For example, linked lists. Generally, it’s harder to experiment with algorithms because not nearly as much is available.
However, the biggest pain is that igraph’s data structures can’t be flexibly templated on the element type. What if I want a set that holds not numbers but pairs of numbers? Something could be done with pointers, but it’s not sufficient to allow pointers. Some data structures need certain operations such as <, >, == comparisons or hashing. Providing these through a callback is both inconvenient and is likely a major performance hit compared to what C++ offers through inline functions and templates.
In the end, the system just can’t be made nearly as convenient as C++ (and it’s likely slower too).
This was a lot easier to write in C++, not only because it currently uses data structures that igraph doesn’t have, but also because it was much easier to change things and experiment while developing it: https://github.com/igraph/igraph/blob/master/src/degree_sequence.cpp (But frankly, I don’t remember why I ended up with linked lists.)

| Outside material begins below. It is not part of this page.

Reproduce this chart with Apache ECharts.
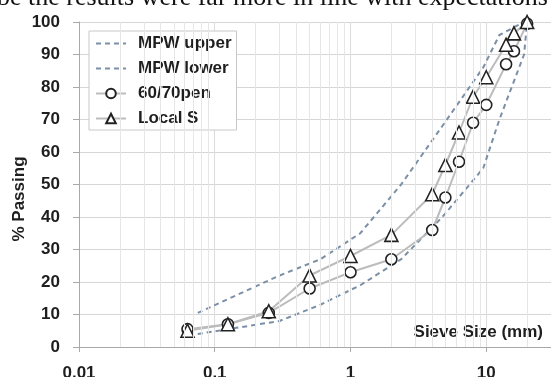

Anyway, back to array3: For some time now I wanted a function that converts binary images to graphs. This is very useful with spatial networks and microscopy data, some of which is 3D. I am not 100% happy with any of the tools that exist for this. It would be a good addition and it could be done for 3D images as well.
When, if ever, I get to it, I don’t know. My point is that stripping out pieces of code that might find use in the future should not be done lightly. “Clean codebase” is to some extent subjective. We need to know what tangible benefits we are getting. Don’t want to maintain it? Don’t actually have to right now. Worried that people will use it and it might have bugs? Remove it from the docs.